Member of Parliament for Andros and the Berry Islands
- In office 1956–1967
- Succeeded by: Lynden Pindling

Personal details
- Born: June 13, 1914 Nassau, Bahamas
- Died: November 6, 2006 (aged 92) Nassau, Bahamas
- Party: PLP
- Spouse: June Maplethorpe
- Children: 5
- Occupation: Journalist, Politician

= Cyril Stevenson =

Bahamian politician and newspaper editor

Cyril St. John Stevenson (July 13, 1914 – November 6, 2006) was a Bahamian politician and newspaper publisher. He was a journalist and the owner of the Nassau Herald. Together with Henry Milton Taylor and William Cartwright, Stevenson co-founded the Progressive Liberal Party (PLP) in 1953, the first political party in the Bahamas. He served as a member of parliament from 1956 to 1967. After his retirement from politics, he led the Bahamas Information Services from 1970 to 1985.

==Early life==
Stevenson was born in Nassau, Bahamas, on July 13, 1914. He was the youngest child of Henry Macauley "Harry" Stevenson and Georgianna Louise "Lulie" Stevenson. His father died in 1915 when he was just fifteen months old. Stevenson attended Sacred Heart School but had to drop out aged 13 when his stepfather also died.

== Career ==

=== Early journalism career ===
Stevenson began a career in journalism as a reporter for the Bahamas Weekly News. In June 1952, Stevenson was working as a columnist at the Nassau Guardian. In December 1952, Stevenson was appointed as a member of the Hurricane Relief Committee.

In 1953, William Cartwright, owner of The Bahamas Review, purchased the now defunct newspaper, The Nassau Herald, and Stevenson became editor. Later that year, Stevenson and Cartwright travelled to London to cover the coronation. While there, they met with representatives of the Labour Party. They also travelled to Jamaica where they met with members of the Jamaican Labour Party and the People's National Party. Later that year, Stevenson and Cartwright, together with Henry Milton Taylor formed the Progressive Liberal Party (PLP). Stevenson became Secretary-General of the party; a post he served in until 1963.

In 1954, Stevenson became the owner of The Nassau Herald. At times, Stevenson used his editorial control of the Nassau Herald to promote the positions of the PLP party and to criticise the ruling government.

=== Political career ===
In 1956, Stevenson was elected to the House of Assembly, the lower house of parliament, from the Andros and the Berry Islands constituency. He joined the "Magnificent Six," a group of six MPs who formed the first opposition block in the Bahamas parliament. The group of six PLP parliamentary members consisted of Stevenson, Randol Fawkes, Lynden Pindling, Milo Butler, Sammy Isaacs, and Clarence A. Bain.

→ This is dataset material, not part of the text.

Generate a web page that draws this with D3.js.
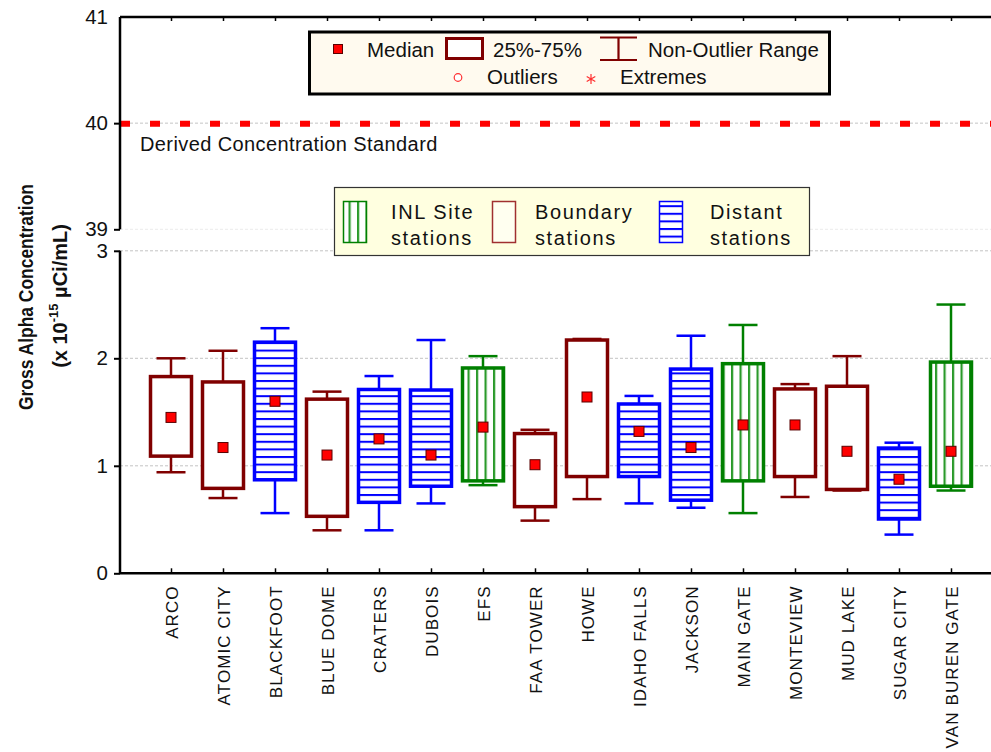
<!DOCTYPE html>
<html><head><meta charset="utf-8">
<script src="https://cdn.jsdelivr.net/npm/d3@7"></script>
<style>body{margin:0;background:#fff}svg{display:block}text{font-family:"Liberation Sans",Arial,sans-serif}</style>
</head><body><svg id="c" width="991" height="752"></svg>
<script>
const stations = ["ARCO","ATOMIC CITY","BLACKFOOT","BLUE DOME","CRATERS","DUBOIS","EFS","FAA TOWER","HOWE","IDAHO FALLS","JACKSON","MAIN GATE","MONTEVIEW","MUD LAKE","SUGAR CITY","VAN BUREN GATE"];
const group = ["B","B","D","B","D","D","I","B","B","D","D","I","B","B","D","I"];
const whiskerLow = [0.94,0.70,0.56,0.40,0.40,0.65,0.82,0.49,0.69,0.65,0.61,0.56,0.71,0.77,0.36,0.77];
const q1 =        [1.09,0.79,0.87,0.53,0.66,0.81,0.86,0.62,0.90,0.90,0.68,0.86,0.90,0.78,0.505,0.81];
const median =    [1.45,1.17,1.60,1.10,1.25,1.10,1.36,1.01,1.64,1.32,1.17,1.38,1.38,1.135,0.875,1.135];
const q3 =        [1.83,1.78,2.15,1.62,1.71,1.705,1.91,1.30,2.17,1.575,1.90,1.95,1.715,1.74,1.165,1.965];
const whiskerHigh=[2.00,2.07,2.28,1.69,1.835,2.17,2.02,1.335,2.18,1.65,2.21,2.31,1.76,2.02,1.215,2.50];
const lowerTicks = [0,1,2,3];
const upperTicks = [39,40,41];
const standardValue = 40;

const colors = {B:"#800000", D:"#0000ff", I:"#008000"};
const svg = d3.select("#c");

const defs = svg.append("defs");
const ph = defs.append("pattern").attr("id","hstripe").attr("patternUnits","userSpaceOnUse").attr("width",8).attr("height",7.6);
ph.append("rect").attr("width",8).attr("height",7.6).attr("fill","#fff");
ph.append("rect").attr("y",0).attr("width",8).attr("height",2).attr("fill","#0000ff");
const pv = defs.append("pattern").attr("id","vstripe").attr("patternUnits","userSpaceOnUse").attr("width",8.5).attr("height",8);
pv.append("rect").attr("width",8.5).attr("height",8).attr("fill","#fff");
pv.append("rect").attr("x",0).attr("width",2.2).attr("height",8).attr("fill","#2a9a2a");
const fills = {B:"#fff", D:"url(#hstripe)", I:"url(#vstripe)"};

const x = d3.scaleLinear().domain([-1,16]).range([119,1003]);
const yL = d3.scaleLinear().domain([0,3]).range([573.3,250.8]);
const yU = d3.scaleLinear().domain([39,41]).range([229.3,17]);
const left = 120, right = 991;

// gridlines
const grid = svg.append("g");
lowerTicks.filter(d=>d>0).forEach(d=>grid.append("line").attr("x1",left).attr("x2",right).attr("y1",yL(d)).attr("y2",yL(d)).attr("stroke","#c4c4c4").attr("stroke-dasharray","3,2"));
grid.append("line").attr("x1",left).attr("x2",right).attr("y1",yU(39)).attr("y2",yU(39)).attr("stroke","#ececec").attr("stroke-dasharray","3,2");
grid.append("line").attr("x1",left).attr("x2",right).attr("y1",yU(40)).attr("y2",yU(40)).attr("stroke","#c4c4c4").attr("stroke-dasharray","3,2");

// standard line
svg.append("line").attr("x1",left).attr("x2",right).attr("y1",yU(standardValue)+0.5).attr("y2",yU(standardValue)+0.5)
  .attr("stroke","#ff0000").attr("stroke-width",6).attr("stroke-dasharray","10,20");
svg.append("text").attr("x",140).attr("y",151).attr("font-size",20).attr("letter-spacing",0.4).attr("fill","#111").text("Derived Concentration Standard");

// axes
const axL = d3.axisLeft(yL).tickValues(lowerTicks).tickSize(6).tickPadding(6).tickFormat(d3.format("d"));
const gL = svg.append("g").attr("transform",`translate(${left},0)`).call(axL);
const axU = d3.axisLeft(yU).tickValues(upperTicks).tickSize(6).tickPadding(6).tickFormat(d3.format("d"));
const gU = svg.append("g").attr("transform",`translate(${left},0)`).call(axU);
[gL,gU].forEach(g=>{g.select(".domain").remove();g.selectAll(".tick line").attr("stroke","#000").attr("stroke-width",2);
  g.selectAll(".tick text").attr("font-size",20.5).attr("fill","#111").attr("font-family","Liberation Sans, Arial, sans-serif");});
gU.selectAll(".tick").filter(d=>d===41).select("line").remove();
svg.append("line").attr("x1",left).attr("x2",left).attr("y1",yU(41)).attr("y2",yU(39)).attr("stroke","#000").attr("stroke-width",2.5);
svg.append("line").attr("x1",left).attr("x2",left).attr("y1",yL(3)).attr("y2",yL(0)).attr("stroke","#000").attr("stroke-width",2.5);

const axB = d3.axisBottom(x).tickValues(d3.range(stations.length)).tickSizeInner(-5).tickSizeOuter(0).tickFormat(i=>stations[i]);
const gB = svg.append("g").attr("transform",`translate(0,${yL(0)})`).call(axB);
gB.select(".domain").attr("d",`M${left},0H${right}`).attr("stroke","#000").attr("stroke-width",2.5);
gB.selectAll(".tick line").attr("stroke","#000").attr("stroke-width",1.5);
gB.selectAll(".tick text").attr("font-size",17).attr("letter-spacing",1.1).attr("fill","#111")
  .attr("text-anchor","end").attr("transform","rotate(-90)").attr("x",-12).attr("y",0).attr("dy","0.36em").attr("dx",0);

const axT = d3.axisTop(x).tickValues(d3.range(stations.length)).tickSizeInner(-4).tickSizeOuter(0).tickFormat("");
const gT = svg.append("g").attr("transform",`translate(0,${yU(41)})`).call(axT);
gT.select(".domain").attr("d",`M${left},0H${right}`).attr("stroke","#000").attr("stroke-width",2.5);
gT.selectAll(".tick line").attr("stroke","#000").attr("stroke-width",1.5);

// boxes
const bw = 41, cw = 29;
const boxes = svg.append("g");
stations.forEach((s,i)=>{
  const c = colors[group[i]], cx = x(i);
  const g = boxes.append("g");
  g.append("line").attr("x1",cx).attr("x2",cx).attr("y1",yL(q3[i])).attr("y2",yL(whiskerHigh[i])).attr("stroke",c).attr("stroke-width",2.5);
  g.append("line").attr("x1",cx).attr("x2",cx).attr("y1",yL(q1[i])).attr("y2",yL(whiskerLow[i])).attr("stroke",c).attr("stroke-width",2.5);
  g.append("line").attr("x1",cx-cw/2).attr("x2",cx+cw/2).attr("y1",yL(whiskerHigh[i])).attr("y2",yL(whiskerHigh[i])).attr("stroke",c).attr("stroke-width",2.5);
  g.append("line").attr("x1",cx-cw/2).attr("x2",cx+cw/2).attr("y1",yL(whiskerLow[i])).attr("y2",yL(whiskerLow[i])).attr("stroke",c).attr("stroke-width",2.5);
  g.append("rect").attr("x",cx-bw/2).attr("width",bw).attr("y",yL(q3[i])).attr("height",yL(q1[i])-yL(q3[i]))
    .attr("fill",fills[group[i]]).attr("stroke",c).attr("stroke-width",3.5);
  g.append("rect").attr("x",cx-5).attr("y",yL(median[i])-5).attr("width",10).attr("height",10).attr("fill","#ff0000").attr("stroke","#5a0000").attr("stroke-width",1);
});

// legend 1
const l1 = svg.append("g");
l1.append("rect").attr("x",309.5).attr("y",32).attr("width",520).attr("height",62).attr("fill","#fffaef").attr("stroke","#000").attr("stroke-width",3);
l1.append("rect").attr("x",333.5).attr("y",44.5).attr("width",9).attr("height",9).attr("fill","#ff0000").attr("stroke","#5a0000").attr("stroke-width",1);
l1.append("text").attr("x",367).attr("y",57).attr("font-size",20.5).attr("fill","#111").text("Median");
l1.append("rect").attr("x",446.5).attr("y",38.5).attr("width",36).attr("height",20).attr("fill","#fff").attr("stroke","#800000").attr("stroke-width",3);
l1.append("text").attr("x",493).attr("y",57).attr("font-size",20.5).attr("fill","#111").text("25%-75%");
l1.append("path").attr("d","M600,37.5H637M618.5,37.5V60M600,60H637").attr("fill","none").attr("stroke","#800000").attr("stroke-width",2.2);
l1.append("text").attr("x",648).attr("y",57).attr("font-size",20.5).attr("fill","#111").text("Non-Outlier Range");
l1.append("circle").attr("cx",458).attr("cy",77.5).attr("r",3.8).attr("fill","#fff").attr("stroke","#ff3030").attr("stroke-width",1.2);
l1.append("text").attr("x",487).attr("y",84).attr("font-size",20.5).attr("fill","#111").text("Outliers");
l1.append("path").attr("d","M591,74V84M586.7,76.5L595.3,81.5M586.7,81.5L595.3,76.5").attr("stroke","#ff3030").attr("stroke-width",1.2);
l1.append("text").attr("x",620).attr("y",84).attr("font-size",20.5).attr("fill","#111").text("Extremes");

// legend 2
const l2 = svg.append("g");
l2.append("rect").attr("x",334.5).attr("y",187.5).attr("width",475).attr("height",68).attr("fill","#ffffe0").attr("stroke","#333").attr("stroke-width",1.2);
const legItems = [{g:"I",x:343,t:["INL Site","stations"],tx:391},{g:"B",x:492,t:["Boundary","stations"],tx:535},{g:"D",x:659,t:["Distant","stations"],tx:710}];
legItems.forEach(it=>{
  l2.append("rect").attr("x",it.x+0.5).attr("y",201.5).attr("width",23).attr("height",41)
    .attr("fill",it.g==="B"?"#fffff0":fills[it.g]).attr("stroke",it.g==="B"?"#a03030":colors[it.g]).attr("stroke-width",1.5);
  l2.append("text").attr("x",it.tx).attr("y",219).attr("font-size",20).attr("letter-spacing",1.6).attr("fill","#111").text(it.t[0]);
  l2.append("text").attr("x",it.tx).attr("y",245).attr("font-size",20).attr("letter-spacing",1.6).attr("fill","#111").text(it.t[1]);
});

// y title
const yt = svg.append("g").attr("font-weight","bold").attr("fill","#111");
yt.append("text").attr("transform","translate(33,297) rotate(-90)").attr("text-anchor","middle").attr("font-size",21)
  .attr("textLength",226).attr("lengthAdjust","spacingAndGlyphs").text("Gross Alpha Concentration");
const t2 = yt.append("text").attr("transform","translate(67,296) rotate(-90)").attr("text-anchor","middle").attr("font-size",20);
t2.append("tspan").text("(x 10");
t2.append("tspan").attr("dy",-9).attr("font-size",13).text("-15");
t2.append("tspan").attr("dy",9).text(" \u00b5Ci/mL)");
</script></body></html>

The 1958 General Strike led to constitutional reforms in the Bahamas. Previously in order to vote, a person could vote in any district in which they owned property valued of more than $14. In addition, there was a corporation vote allowing companies to vote. In the house's Constitution Committee, the United Bahamian Party argued for the retention of the plural vote, which would allow rich people to continue to vote in multiple constituencies. In his minority report, Stevenson made his position clear, that elections "to the General Assembly should be based on the [simple] principle of... one person, one vote."

In 1959, Stevenson agitated for the Harry Oakes' case to be reopened. Weeks before a vote in the House of Assembly, Stevenson’s house was shot at.

Stevenson was re-elected to the Assembly in the 1962 election, again representing portions of Andros Island and the Berry Islands. He lost his re-election in 1967, when he ran as an independent candidate and left the PLP. He retired from politics after his 1967 electoral defeat, but rejoined the PLP in 1970.

=== Later years ===
Stevenson became head of the Bahamas Information Services, a government department, in 1970. He gave control of his printing business to family members that same year to focus on his work with the Bahamas Information Services. He remained head of the Bahamas Information Services until his retirement in 1985.

== Awards and honours ==
Stevenson was made a Member of the Royal Victorian Order in 1975. In 1982, he was also made a Knight Commander and Knight Grand Cross of Malta.

He received an award for contributions to journalism by the Bahamas Press Club in 1999. In 2000, Jones Communication Limited also named Stevenson one of the 100 Most Outstanding Bahamians of the 20th century.

== Death and legacy ==
Cyril Stevenson died on November 6, 2006 at the age of 92. He was survived by his wife of 47 years, June Ellen Stevenson (née Maplethorpe), and five children. A state funeral was held at Christ Church Cathedral in Nassau on November 16, 2006.